With the majority of the direction and writing focused squarely on Séraphine, the film does, in certain cases, struggle to flesh the auxiliary characters; despite some strong performances from the supporting cast. Ulrich Tukur is good as Séraphine’s some-time benefactor; Wilhelm Uhde convincingly juggles vulnerable moments as a man dealing with his taboo homosexuality, and a harder edge as a successful art dealer; and similarly good, although in a significantly smaller role, is Anne Bennent as Wilhelm’s sister Anne-Marie - her nervous energy works well when played against Tukur’s more reserved turn. Less successful are Genevieve Mnich as the overly villainous Mme Duphot and the rather flat Nico Rogner, as sickly-painter Helmut Kolle.

These are minor failings, especially when it is resolutely Séraphine’s world view that we are shown. In this context, it is forgivable that the fringe characters are underdeveloped. A considerably greater problem is the structure of the film. It is divided into two distinctly different halves, events before and after the war.

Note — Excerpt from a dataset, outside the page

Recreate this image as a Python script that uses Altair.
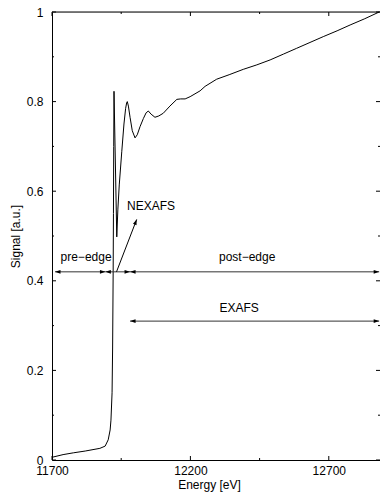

The trouble is that the actions of certain characters do not make sense when they are reintroduced in 1927 - why does Wilhelm not seek out Séraphine sooner, and why is the war so strangely absent? Nothing is revealed of the protagonist’s time during the war, or indeed the following decade. It is suggested that the time has been hard for her, but it has also been a period of real artistic growth. For a film that is so concerned with sources of inspiration, and the subsequent act of creating art, it seems strange that this crucial time in Séraphine’s life goes unmapped. Perhaps this is as a result of scant historical detail, or else due to time or budget constraints, but nevertheless it is noticeable and jarring point in the film.

Ultimately these problems pale into insignificance, in a film this wonderfully realised and executed. The cinematography is subtle with occasional, beautifully-judged, flourishes of artistic flair - especially in its treatment of the paintings themselves. Similarly, the score is a measured and fitting accompaniment, drifting in and out of the scenes in melancholic refrains. In the end, however, it is Séraphine, or rather Yolande Moreau, that makes this film.


Watching a portrayal of this singular talent, played by a woman equally singular in her pursuit of the role, it captures your attention and affection throughout this hushed, minor-masterpiece.